Effects of Improper Down Force
Firm soil conditions limit the penetration by the seed opener, which may make it difficult for the depth wheels to make solid contact with the ground surface. This situation may result in a shallow planting depth. Excessive down force can cause compaction zones and lower actual seeding depth as well as cause problems later in the growing season as roots attempt to grow into additional compacted soil areas.4
When planting in moist conditions, the amount of down force applied can become problematic. Similar to planting in firm soils, if too much pressure is applied when planting in wet soils, compaction problems may arise that can adversely impact root structure. It is essential to find the right balance of pressure to provide adequate seed-to-soil contact, but without causing over-compaction.5 If too little down force is applied, planting depth can be too shallow and seed-to-soil contact may not be adequate.
Determining Optimum Down Force
Finding the optimum down force to help provide the right soil conditions for seeds can be a challenge. Planting conditions are typically less than ideal across a field, which makes it more difficult to provide ideal conditions for seeds. Practices and technology that provide better soil conditions for the seed can serve to increase agronomic efficiency and yield potential.
Down force can be manually set with each planting situation, or an automatic down force system can be used. Testing in both corn and soybeans found that manual down forces of 125 lbs. or less, or the automated system averaged the highest yields.6,7 Testing confirmed that too much down force can negatively affect yield, with a yield penalty in both corn and soybean for pressures over 125 lbs. For the most consistent and dependable management, an automated down force system should be considered as this can better adjust for field variability.
Considerations for Setting Down Force
Using appropriate amounts of down force at planting can improve yields compared to excessive down force.
Determining the ideal down force for a field can be challenging due to varying soil types, tillage conditions, and soil moisture.
The benefits of automatic down force systems would likely be more evident in fields where greater variability in soil physical properties are encountered at planting.
Automated down force mode automatically provides the appropriate pressure for each seed throughout the entire field. It can be especially convenient because once in the cab, down force is one thing the operator has the least amount of control over.
Consider re-evaluating down force settings after each planting rainout because the level of soil moisture may change what is the best setting for a field. It is unlikely that one setting would be the best for all conditions.

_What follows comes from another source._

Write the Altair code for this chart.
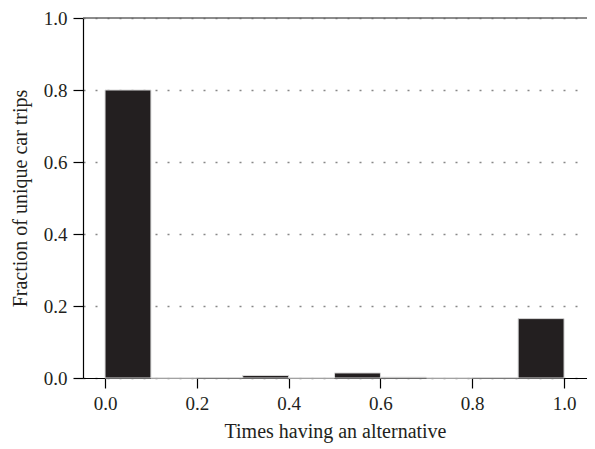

1 Karayel, D. and Sarauskis, E. 2011. Effect of downforce on the performance of no-till disc furrow openers for clay-loam and loamy soils. Agricultural Engineering Research Papers, Vol. 43, No. 3:16-24. ISSN 1392-1134.
2 Nielsen, R. 2000. Corn growth and development. What goes on from planting to harvest? Purdue University. AGRY-97-07. www.agry.purdue.edu.
3 Licht, M. 2014. Soybean planting depth considerations for Iowa. Iowa State University Integrated Crop Management News.
4 Gratton, J., Chen, Y., and Tessier, S. 2003. Design of a spring-loaded downforce system for a no-till seed opener. Canadian Biosystems Engineering Vol. 45:229-235. http://www.csbe-scgab.ca.
5 Hanna, H. 2009. Planter setup and adjustments for accurate seeding of corn and soybean. Proceedings 2009 Indiana CCA Conference. https://www.agry.purdue.edu.
6 Effect of planter down force at planting on yield. https://www.stoneseed.com/en-us/research-library/effect-planter-down-force-on-planting-yield.html 2015. Bayer Learning Center Summary, Gothenburg, NE. Technology Development & Agronomy.
7 Down force management and its effects on corn and soybean establishment and yield. https://www.stoneseed.com/en-us/research-library/down-force-effects-corn-soybean-yield.html
2015. Bayer Learning Center Summary, Huxley, IA. Technology Development & Agronomy.